> [Material for this exercise]
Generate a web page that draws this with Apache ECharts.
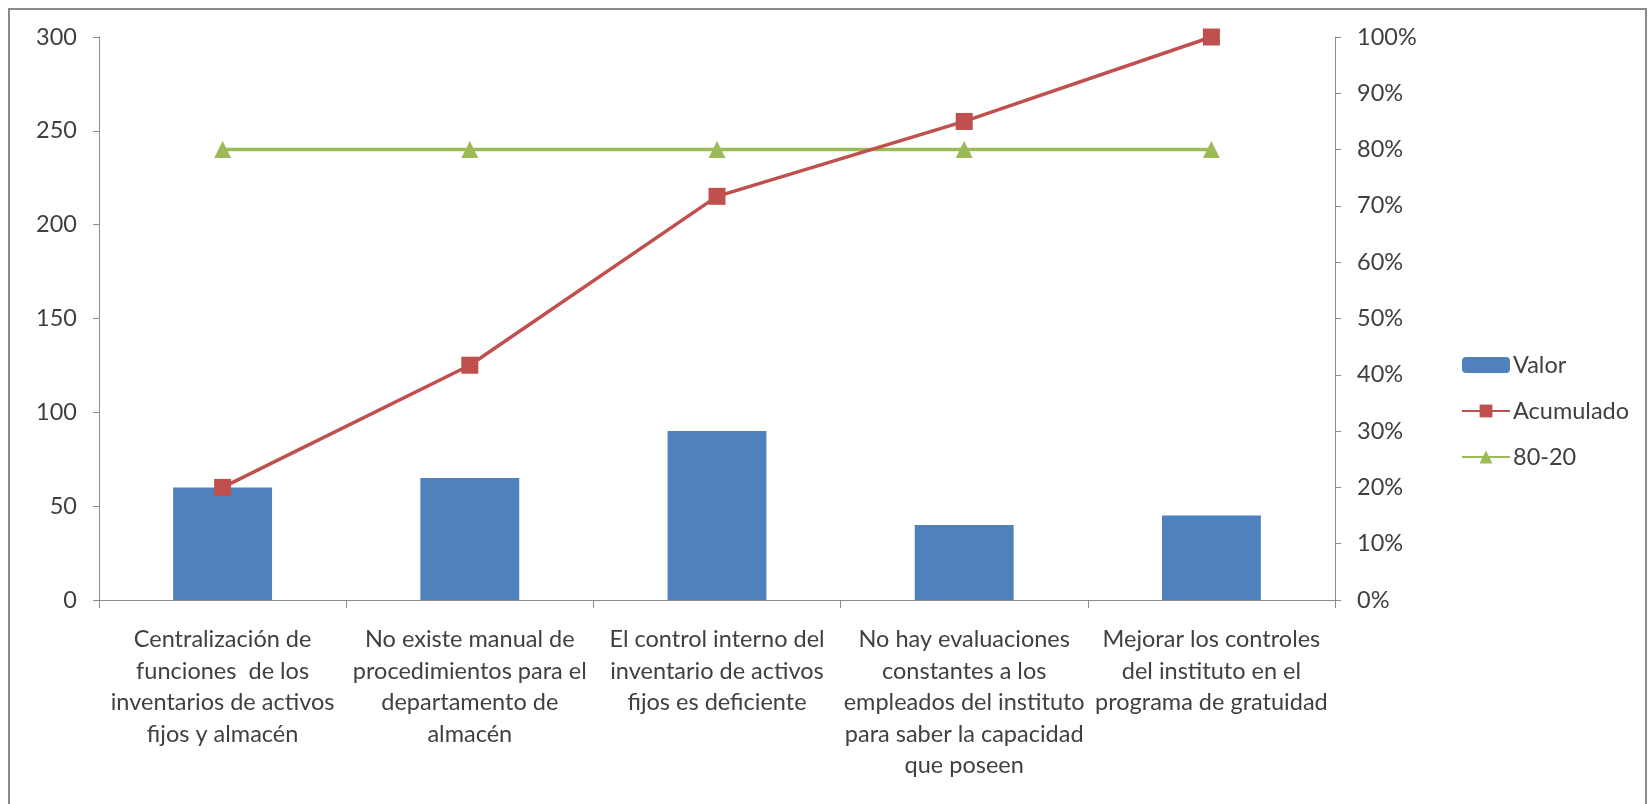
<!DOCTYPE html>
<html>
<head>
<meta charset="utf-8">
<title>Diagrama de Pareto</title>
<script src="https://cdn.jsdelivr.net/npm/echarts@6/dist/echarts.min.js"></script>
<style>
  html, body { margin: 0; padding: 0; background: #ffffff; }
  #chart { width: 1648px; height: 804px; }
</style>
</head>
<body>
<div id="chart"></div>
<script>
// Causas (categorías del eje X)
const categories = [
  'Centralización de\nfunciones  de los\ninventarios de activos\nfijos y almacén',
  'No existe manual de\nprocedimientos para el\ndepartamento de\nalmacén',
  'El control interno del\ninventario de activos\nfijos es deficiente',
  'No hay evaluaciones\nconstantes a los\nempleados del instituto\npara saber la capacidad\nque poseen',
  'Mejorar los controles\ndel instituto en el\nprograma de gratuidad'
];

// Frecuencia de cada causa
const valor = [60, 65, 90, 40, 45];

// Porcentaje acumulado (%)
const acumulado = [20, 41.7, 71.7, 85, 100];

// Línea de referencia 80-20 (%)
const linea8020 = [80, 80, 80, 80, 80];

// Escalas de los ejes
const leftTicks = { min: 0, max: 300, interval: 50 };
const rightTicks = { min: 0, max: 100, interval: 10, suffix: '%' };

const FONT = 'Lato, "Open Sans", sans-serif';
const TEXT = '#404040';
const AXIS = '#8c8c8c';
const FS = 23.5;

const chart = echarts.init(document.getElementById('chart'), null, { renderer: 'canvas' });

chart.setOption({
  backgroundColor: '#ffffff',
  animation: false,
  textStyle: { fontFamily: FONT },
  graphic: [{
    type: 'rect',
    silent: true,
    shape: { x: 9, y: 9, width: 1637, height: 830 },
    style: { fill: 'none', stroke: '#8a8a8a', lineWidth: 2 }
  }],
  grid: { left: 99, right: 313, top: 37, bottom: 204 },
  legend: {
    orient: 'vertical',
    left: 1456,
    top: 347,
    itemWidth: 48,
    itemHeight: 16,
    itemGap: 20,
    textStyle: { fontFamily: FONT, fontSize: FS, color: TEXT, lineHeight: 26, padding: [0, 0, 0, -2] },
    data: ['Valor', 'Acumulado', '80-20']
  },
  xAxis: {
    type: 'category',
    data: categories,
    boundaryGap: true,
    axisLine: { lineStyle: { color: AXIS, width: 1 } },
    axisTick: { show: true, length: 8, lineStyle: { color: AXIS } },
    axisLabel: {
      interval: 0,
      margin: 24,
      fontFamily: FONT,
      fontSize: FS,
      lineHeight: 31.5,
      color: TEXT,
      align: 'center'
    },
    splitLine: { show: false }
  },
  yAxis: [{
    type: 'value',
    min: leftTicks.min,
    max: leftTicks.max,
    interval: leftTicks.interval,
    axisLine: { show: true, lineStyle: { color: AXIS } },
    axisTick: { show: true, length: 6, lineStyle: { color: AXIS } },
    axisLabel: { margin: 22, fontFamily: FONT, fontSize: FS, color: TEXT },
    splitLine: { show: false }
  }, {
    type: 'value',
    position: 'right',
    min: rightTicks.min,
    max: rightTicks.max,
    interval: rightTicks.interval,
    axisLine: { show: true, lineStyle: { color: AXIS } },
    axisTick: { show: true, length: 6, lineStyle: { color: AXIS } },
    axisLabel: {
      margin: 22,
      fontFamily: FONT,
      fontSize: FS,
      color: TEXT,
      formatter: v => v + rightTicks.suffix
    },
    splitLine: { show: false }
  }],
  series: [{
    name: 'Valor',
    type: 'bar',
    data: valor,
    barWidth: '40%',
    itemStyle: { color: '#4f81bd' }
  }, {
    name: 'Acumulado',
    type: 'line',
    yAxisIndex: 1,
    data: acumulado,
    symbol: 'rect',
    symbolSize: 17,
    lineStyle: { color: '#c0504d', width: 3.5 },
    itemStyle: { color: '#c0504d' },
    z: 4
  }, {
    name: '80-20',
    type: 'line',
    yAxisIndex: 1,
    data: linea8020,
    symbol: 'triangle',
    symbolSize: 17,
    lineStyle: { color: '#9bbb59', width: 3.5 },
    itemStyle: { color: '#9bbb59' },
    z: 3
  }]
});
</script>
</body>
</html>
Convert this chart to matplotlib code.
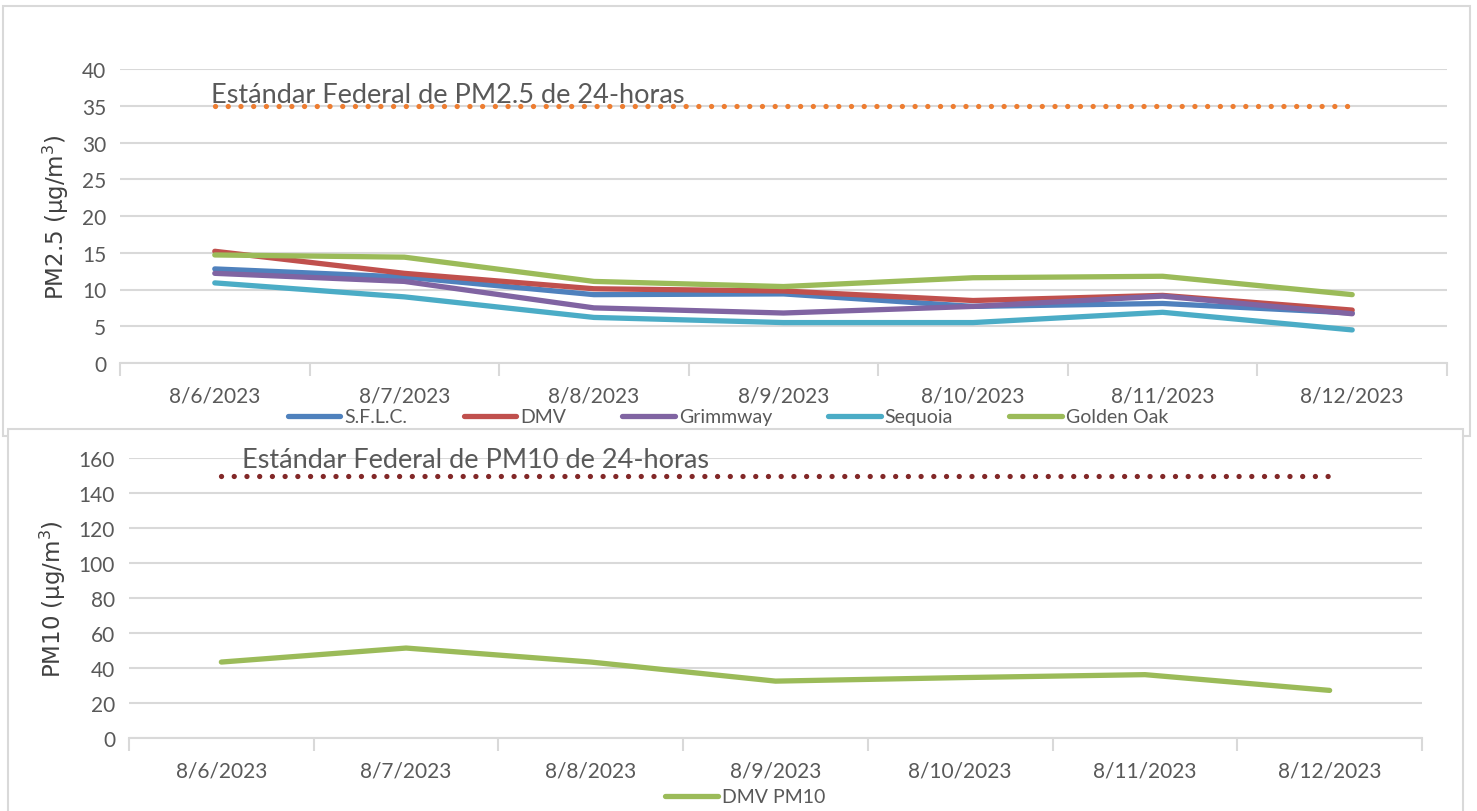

> [What to do]
Print every record above exactly as written, leaving out the pictures.

> [Solution to the exercise]
Generate a web page that draws this with Apache ECharts.
<!DOCTYPE html>
<html>
<head>
<meta charset="utf-8">
<title>Diagrama de Pareto</title>
<script src="https://cdn.jsdelivr.net/npm/echarts@6/dist/echarts.min.js"></script>
<style>
  html, body { margin: 0; padding: 0; background: #ffffff; }
  #chart { width: 1648px; height: 804px; }
</style>
</head>
<body>
<div id="chart"></div>
<script>
// Causas (categorías del eje X)
const categories = [
  'Centralización de\nfunciones  de los\ninventarios de activos\nfijos y almacén',
  'No existe manual de\nprocedimientos para el\ndepartamento de\nalmacén',
  'El control interno del\ninventario de activos\nfijos es deficiente',
  'No hay evaluaciones\nconstantes a los\nempleados del instituto\npara saber la capacidad\nque poseen',
  'Mejorar los controles\ndel instituto en el\nprograma de gratuidad'
];

// Frecuencia de cada causa
const valor = [60, 65, 90, 40, 45];

// Porcentaje acumulado (%)
const acumulado = [20, 41.7, 71.7, 85, 100];

// Línea de referencia 80-20 (%)
const linea8020 = [80, 80, 80, 80, 80];

// Escalas de los ejes
const leftTicks = { min: 0, max: 300, interval: 50 };
const rightTicks = { min: 0, max: 100, interval: 10, suffix: '%' };

const FONT = 'Lato, "Open Sans", sans-serif';
const TEXT = '#404040';
const AXIS = '#8c8c8c';
const FS = 23.5;

const chart = echarts.init(document.getElementById('chart'), null, { renderer: 'canvas' });

chart.setOption({
  backgroundColor: '#ffffff',
  animation: false,
  textStyle: { fontFamily: FONT },
  graphic: [{
    type: 'rect',
    silent: true,
    shape: { x: 9, y: 9, width: 1637, height: 830 },
    style: { fill: 'none', stroke: '#8a8a8a', lineWidth: 2 }
  }],
  grid: { left: 99, right: 313, top: 37, bottom: 204 },
  legend: {
    orient: 'vertical',
    left: 1456,
    top: 347,
    itemWidth: 48,
    itemHeight: 16,
    itemGap: 20,
    textStyle: { fontFamily: FONT, fontSize: FS, color: TEXT, lineHeight: 26, padding: [0, 0, 0, -2] },
    data: ['Valor', 'Acumulado', '80-20']
  },
  xAxis: {
    type: 'category',
    data: categories,
    boundaryGap: true,
    axisLine: { lineStyle: { color: AXIS, width: 1 } },
    axisTick: { show: true, length: 8, lineStyle: { color: AXIS } },
    axisLabel: {
      interval: 0,
      margin: 24,
      fontFamily: FONT,
      fontSize: FS,
      lineHeight: 31.5,
      color: TEXT,
      align: 'center'
    },
    splitLine: { show: false }
  },
  yAxis: [{
    type: 'value',
    min: leftTicks.min,
    max: leftTicks.max,
    interval: leftTicks.interval,
    axisLine: { show: true, lineStyle: { color: AXIS } },
    axisTick: { show: true, length: 6, lineStyle: { color: AXIS } },
    axisLabel: { margin: 22, fontFamily: FONT, fontSize: FS, color: TEXT },
    splitLine: { show: false }
  }, {
    type: 'value',
    position: 'right',
    min: rightTicks.min,
    max: rightTicks.max,
    interval: rightTicks.interval,
    axisLine: { show: true, lineStyle: { color: AXIS } },
    axisTick: { show: true, length: 6, lineStyle: { color: AXIS } },
    axisLabel: {
      margin: 22,
      fontFamily: FONT,
      fontSize: FS,
      color: TEXT,
      formatter: v => v + rightTicks.suffix
    },
    splitLine: { show: false }
  }],
  series: [{
    name: 'Valor',
    type: 'bar',
    data: valor,
    barWidth: '40%',
    itemStyle: { color: '#4f81bd' }
  }, {
    name: 'Acumulado',
    type: 'line',
    yAxisIndex: 1,
    data: acumulado,
    symbol: 'rect',
    symbolSize: 17,
    lineStyle: { color: '#c0504d', width: 3.5 },
    itemStyle: { color: '#c0504d' },
    z: 4
  }, {
    name: '80-20',
    type: 'line',
    yAxisIndex: 1,
    data: linea8020,
    symbol: 'triangle',
    symbolSize: 17,
    lineStyle: { color: '#9bbb59', width: 3.5 },
    itemStyle: { color: '#9bbb59' },
    z: 3
  }]
});
</script>
</body>
</html>
Convert this chart to matplotlib code.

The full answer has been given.